* [Available data]:
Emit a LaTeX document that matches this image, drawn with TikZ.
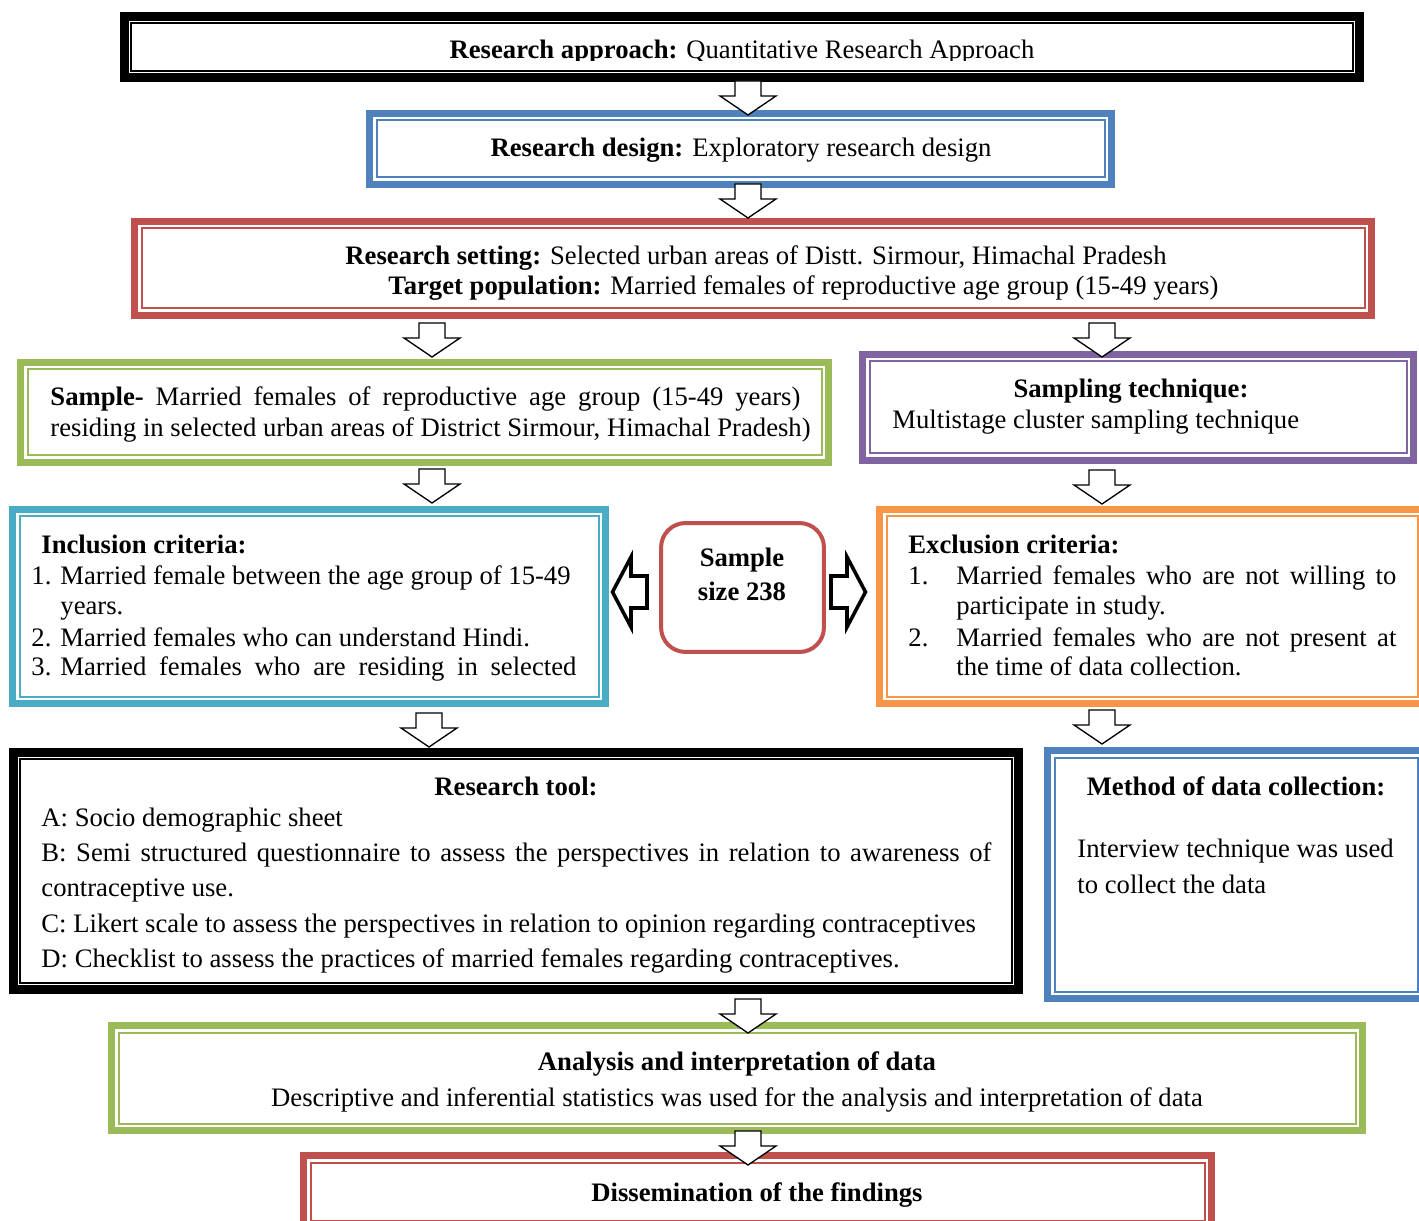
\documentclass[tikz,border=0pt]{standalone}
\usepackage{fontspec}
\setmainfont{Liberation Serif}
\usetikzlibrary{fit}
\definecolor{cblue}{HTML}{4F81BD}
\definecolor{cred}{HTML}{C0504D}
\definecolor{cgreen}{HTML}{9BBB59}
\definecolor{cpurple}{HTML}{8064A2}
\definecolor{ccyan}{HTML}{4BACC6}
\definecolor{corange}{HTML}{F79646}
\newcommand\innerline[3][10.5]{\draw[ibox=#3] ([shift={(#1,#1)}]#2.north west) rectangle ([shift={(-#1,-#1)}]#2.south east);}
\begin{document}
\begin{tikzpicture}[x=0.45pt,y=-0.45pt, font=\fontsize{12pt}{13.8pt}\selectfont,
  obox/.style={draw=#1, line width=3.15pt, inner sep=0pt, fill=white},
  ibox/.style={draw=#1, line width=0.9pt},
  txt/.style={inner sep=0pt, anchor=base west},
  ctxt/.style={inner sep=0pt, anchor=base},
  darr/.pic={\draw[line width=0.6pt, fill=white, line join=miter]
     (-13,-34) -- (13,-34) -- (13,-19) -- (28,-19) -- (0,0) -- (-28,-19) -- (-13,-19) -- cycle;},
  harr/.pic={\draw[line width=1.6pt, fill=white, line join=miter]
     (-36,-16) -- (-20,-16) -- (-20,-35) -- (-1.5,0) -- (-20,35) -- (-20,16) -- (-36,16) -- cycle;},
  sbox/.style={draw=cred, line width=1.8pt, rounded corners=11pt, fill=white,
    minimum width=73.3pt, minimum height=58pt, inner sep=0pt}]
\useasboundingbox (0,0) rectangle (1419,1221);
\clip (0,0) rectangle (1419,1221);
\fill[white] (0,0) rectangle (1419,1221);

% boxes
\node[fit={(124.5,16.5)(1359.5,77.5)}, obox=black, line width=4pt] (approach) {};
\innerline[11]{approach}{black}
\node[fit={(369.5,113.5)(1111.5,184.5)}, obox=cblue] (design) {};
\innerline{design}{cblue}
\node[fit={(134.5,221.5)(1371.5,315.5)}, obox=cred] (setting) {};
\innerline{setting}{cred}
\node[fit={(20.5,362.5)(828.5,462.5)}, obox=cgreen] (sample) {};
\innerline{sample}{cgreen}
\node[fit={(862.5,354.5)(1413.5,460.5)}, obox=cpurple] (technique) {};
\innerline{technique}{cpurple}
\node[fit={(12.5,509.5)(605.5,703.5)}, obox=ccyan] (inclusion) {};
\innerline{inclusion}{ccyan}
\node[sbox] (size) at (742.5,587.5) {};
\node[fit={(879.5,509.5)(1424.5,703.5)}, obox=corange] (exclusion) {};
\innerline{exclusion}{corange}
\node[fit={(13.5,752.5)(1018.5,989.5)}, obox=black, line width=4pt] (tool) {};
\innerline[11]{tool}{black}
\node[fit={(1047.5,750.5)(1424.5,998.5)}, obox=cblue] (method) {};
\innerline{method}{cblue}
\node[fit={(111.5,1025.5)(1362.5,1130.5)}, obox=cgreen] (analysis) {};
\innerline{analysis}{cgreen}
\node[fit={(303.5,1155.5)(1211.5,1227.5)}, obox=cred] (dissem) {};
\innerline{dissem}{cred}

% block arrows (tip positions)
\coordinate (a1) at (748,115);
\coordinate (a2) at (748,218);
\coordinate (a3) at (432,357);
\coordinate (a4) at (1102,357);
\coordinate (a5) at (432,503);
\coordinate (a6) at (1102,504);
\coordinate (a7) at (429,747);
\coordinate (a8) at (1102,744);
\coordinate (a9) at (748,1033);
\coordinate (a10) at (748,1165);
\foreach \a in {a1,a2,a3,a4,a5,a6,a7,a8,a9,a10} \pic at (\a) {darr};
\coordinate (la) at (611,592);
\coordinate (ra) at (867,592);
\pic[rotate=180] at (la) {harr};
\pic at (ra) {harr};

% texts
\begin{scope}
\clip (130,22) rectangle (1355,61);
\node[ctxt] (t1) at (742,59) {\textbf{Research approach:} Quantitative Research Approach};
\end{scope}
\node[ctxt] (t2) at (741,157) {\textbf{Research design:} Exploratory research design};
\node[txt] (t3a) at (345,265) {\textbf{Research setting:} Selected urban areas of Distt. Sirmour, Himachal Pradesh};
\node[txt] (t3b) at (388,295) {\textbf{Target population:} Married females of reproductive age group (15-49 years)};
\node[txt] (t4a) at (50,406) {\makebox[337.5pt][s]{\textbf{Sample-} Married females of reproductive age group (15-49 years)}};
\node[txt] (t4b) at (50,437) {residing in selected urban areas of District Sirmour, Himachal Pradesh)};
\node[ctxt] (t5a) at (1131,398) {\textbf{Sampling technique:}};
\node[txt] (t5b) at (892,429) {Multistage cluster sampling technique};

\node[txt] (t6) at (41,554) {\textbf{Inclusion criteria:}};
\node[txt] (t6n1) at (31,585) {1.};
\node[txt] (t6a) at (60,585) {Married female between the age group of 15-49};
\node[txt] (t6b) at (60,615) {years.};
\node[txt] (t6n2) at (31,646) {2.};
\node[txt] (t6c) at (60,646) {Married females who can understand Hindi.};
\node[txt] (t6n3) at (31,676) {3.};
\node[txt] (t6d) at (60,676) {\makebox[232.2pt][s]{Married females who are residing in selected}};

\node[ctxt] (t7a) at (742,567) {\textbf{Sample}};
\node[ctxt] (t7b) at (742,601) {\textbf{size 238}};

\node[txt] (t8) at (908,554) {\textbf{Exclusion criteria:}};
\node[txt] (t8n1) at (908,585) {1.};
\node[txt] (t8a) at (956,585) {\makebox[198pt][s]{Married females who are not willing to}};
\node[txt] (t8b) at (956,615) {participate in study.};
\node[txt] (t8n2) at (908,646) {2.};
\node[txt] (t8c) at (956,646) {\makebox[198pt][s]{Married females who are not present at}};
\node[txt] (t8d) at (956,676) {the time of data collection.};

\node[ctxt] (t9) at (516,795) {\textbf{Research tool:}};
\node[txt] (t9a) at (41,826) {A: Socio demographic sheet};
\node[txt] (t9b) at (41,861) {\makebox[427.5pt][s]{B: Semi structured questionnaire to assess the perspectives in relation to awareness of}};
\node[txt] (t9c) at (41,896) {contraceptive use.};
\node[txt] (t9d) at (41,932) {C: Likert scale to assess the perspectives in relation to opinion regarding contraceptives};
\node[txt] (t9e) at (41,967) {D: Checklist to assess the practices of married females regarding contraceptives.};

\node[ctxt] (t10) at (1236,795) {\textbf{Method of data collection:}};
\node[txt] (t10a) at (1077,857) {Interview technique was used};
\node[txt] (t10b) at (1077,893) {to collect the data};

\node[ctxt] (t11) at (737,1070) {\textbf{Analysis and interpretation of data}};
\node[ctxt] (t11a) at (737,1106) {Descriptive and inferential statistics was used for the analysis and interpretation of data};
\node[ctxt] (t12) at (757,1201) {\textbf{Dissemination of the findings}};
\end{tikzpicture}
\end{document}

* [Exercise]: Transcribe the full listing above exactly, with the images removed.

* [Output of the exercise]:
Emit a LaTeX document that matches this image, drawn with TikZ.
\documentclass[tikz,border=0pt]{standalone}
\usepackage{fontspec}
\setmainfont{Liberation Serif}
\usetikzlibrary{fit}
\definecolor{cblue}{HTML}{4F81BD}
\definecolor{cred}{HTML}{C0504D}
\definecolor{cgreen}{HTML}{9BBB59}
\definecolor{cpurple}{HTML}{8064A2}
\definecolor{ccyan}{HTML}{4BACC6}
\definecolor{corange}{HTML}{F79646}
\newcommand\innerline[3][10.5]{\draw[ibox=#3] ([shift={(#1,#1)}]#2.north west) rectangle ([shift={(-#1,-#1)}]#2.south east);}
\begin{document}
\begin{tikzpicture}[x=0.45pt,y=-0.45pt, font=\fontsize{12pt}{13.8pt}\selectfont,
  obox/.style={draw=#1, line width=3.15pt, inner sep=0pt, fill=white},
  ibox/.style={draw=#1, line width=0.9pt},
  txt/.style={inner sep=0pt, anchor=base west},
  ctxt/.style={inner sep=0pt, anchor=base},
  darr/.pic={\draw[line width=0.6pt, fill=white, line join=miter]
     (-13,-34) -- (13,-34) -- (13,-19) -- (28,-19) -- (0,0) -- (-28,-19) -- (-13,-19) -- cycle;},
  harr/.pic={\draw[line width=1.6pt, fill=white, line join=miter]
     (-36,-16) -- (-20,-16) -- (-20,-35) -- (-1.5,0) -- (-20,35) -- (-20,16) -- (-36,16) -- cycle;},
  sbox/.style={draw=cred, line width=1.8pt, rounded corners=11pt, fill=white,
    minimum width=73.3pt, minimum height=58pt, inner sep=0pt}]
\useasboundingbox (0,0) rectangle (1419,1221);
\clip (0,0) rectangle (1419,1221);
\fill[white] (0,0) rectangle (1419,1221);

% boxes
\node[fit={(124.5,16.5)(1359.5,77.5)}, obox=black, line width=4pt] (approach) {};
\innerline[11]{approach}{black}
\node[fit={(369.5,113.5)(1111.5,184.5)}, obox=cblue] (design) {};
\innerline{design}{cblue}
\node[fit={(134.5,221.5)(1371.5,315.5)}, obox=cred] (setting) {};
\innerline{setting}{cred}
\node[fit={(20.5,362.5)(828.5,462.5)}, obox=cgreen] (sample) {};
\innerline{sample}{cgreen}
\node[fit={(862.5,354.5)(1413.5,460.5)}, obox=cpurple] (technique) {};
\innerline{technique}{cpurple}
\node[fit={(12.5,509.5)(605.5,703.5)}, obox=ccyan] (inclusion) {};
\innerline{inclusion}{ccyan}
\node[sbox] (size) at (742.5,587.5) {};
\node[fit={(879.5,509.5)(1424.5,703.5)}, obox=corange] (exclusion) {};
\innerline{exclusion}{corange}
\node[fit={(13.5,752.5)(1018.5,989.5)}, obox=black, line width=4pt] (tool) {};
\innerline[11]{tool}{black}
\node[fit={(1047.5,750.5)(1424.5,998.5)}, obox=cblue] (method) {};
\innerline{method}{cblue}
\node[fit={(111.5,1025.5)(1362.5,1130.5)}, obox=cgreen] (analysis) {};
\innerline{analysis}{cgreen}
\node[fit={(303.5,1155.5)(1211.5,1227.5)}, obox=cred] (dissem) {};
\innerline{dissem}{cred}

% block arrows (tip positions)
\coordinate (a1) at (748,115);
\coordinate (a2) at (748,218);
\coordinate (a3) at (432,357);
\coordinate (a4) at (1102,357);
\coordinate (a5) at (432,503);
\coordinate (a6) at (1102,504);
\coordinate (a7) at (429,747);
\coordinate (a8) at (1102,744);
\coordinate (a9) at (748,1033);
\coordinate (a10) at (748,1165);
\foreach \a in {a1,a2,a3,a4,a5,a6,a7,a8,a9,a10} \pic at (\a) {darr};
\coordinate (la) at (611,592);
\coordinate (ra) at (867,592);
\pic[rotate=180] at (la) {harr};
\pic at (ra) {harr};

% texts
\begin{scope}
\clip (130,22) rectangle (1355,61);
\node[ctxt] (t1) at (742,59) {\textbf{Research approach:} Quantitative Research Approach};
\end{scope}
\node[ctxt] (t2) at (741,157) {\textbf{Research design:} Exploratory research design};
\node[txt] (t3a) at (345,265) {\textbf{Research setting:} Selected urban areas of Distt. Sirmour, Himachal Pradesh};
\node[txt] (t3b) at (388,295) {\textbf{Target population:} Married females of reproductive age group (15-49 years)};
\node[txt] (t4a) at (50,406) {\makebox[337.5pt][s]{\textbf{Sample-} Married females of reproductive age group (15-49 years)}};
\node[txt] (t4b) at (50,437) {residing in selected urban areas of District Sirmour, Himachal Pradesh)};
\node[ctxt] (t5a) at (1131,398) {\textbf{Sampling technique:}};
\node[txt] (t5b) at (892,429) {Multistage cluster sampling technique};

\node[txt] (t6) at (41,554) {\textbf{Inclusion criteria:}};
\node[txt] (t6n1) at (31,585) {1.};
\node[txt] (t6a) at (60,585) {Married female between the age group of 15-49};
\node[txt] (t6b) at (60,615) {years.};
\node[txt] (t6n2) at (31,646) {2.};
\node[txt] (t6c) at (60,646) {Married females who can understand Hindi.};
\node[txt] (t6n3) at (31,676) {3.};
\node[txt] (t6d) at (60,676) {\makebox[232.2pt][s]{Married females who are residing in selected}};

\node[ctxt] (t7a) at (742,567) {\textbf{Sample}};
\node[ctxt] (t7b) at (742,601) {\textbf{size 238}};

\node[txt] (t8) at (908,554) {\textbf{Exclusion criteria:}};
\node[txt] (t8n1) at (908,585) {1.};
\node[txt] (t8a) at (956,585) {\makebox[198pt][s]{Married females who are not willing to}};
\node[txt] (t8b) at (956,615) {participate in study.};
\node[txt] (t8n2) at (908,646) {2.};
\node[txt] (t8c) at (956,646) {\makebox[198pt][s]{Married females who are not present at}};
\node[txt] (t8d) at (956,676) {the time of data collection.};

\node[ctxt] (t9) at (516,795) {\textbf{Research tool:}};
\node[txt] (t9a) at (41,826) {A: Socio demographic sheet};
\node[txt] (t9b) at (41,861) {\makebox[427.5pt][s]{B: Semi structured questionnaire to assess the perspectives in relation to awareness of}};
\node[txt] (t9c) at (41,896) {contraceptive use.};
\node[txt] (t9d) at (41,932) {C: Likert scale to assess the perspectives in relation to opinion regarding contraceptives};
\node[txt] (t9e) at (41,967) {D: Checklist to assess the practices of married females regarding contraceptives.};

\node[ctxt] (t10) at (1236,795) {\textbf{Method of data collection:}};
\node[txt] (t10a) at (1077,857) {Interview technique was used};
\node[txt] (t10b) at (1077,893) {to collect the data};

\node[ctxt] (t11) at (737,1070) {\textbf{Analysis and interpretation of data}};
\node[ctxt] (t11a) at (737,1106) {Descriptive and inferential statistics was used for the analysis and interpretation of data};
\node[ctxt] (t12) at (757,1201) {\textbf{Dissemination of the findings}};
\end{tikzpicture}
\end{document}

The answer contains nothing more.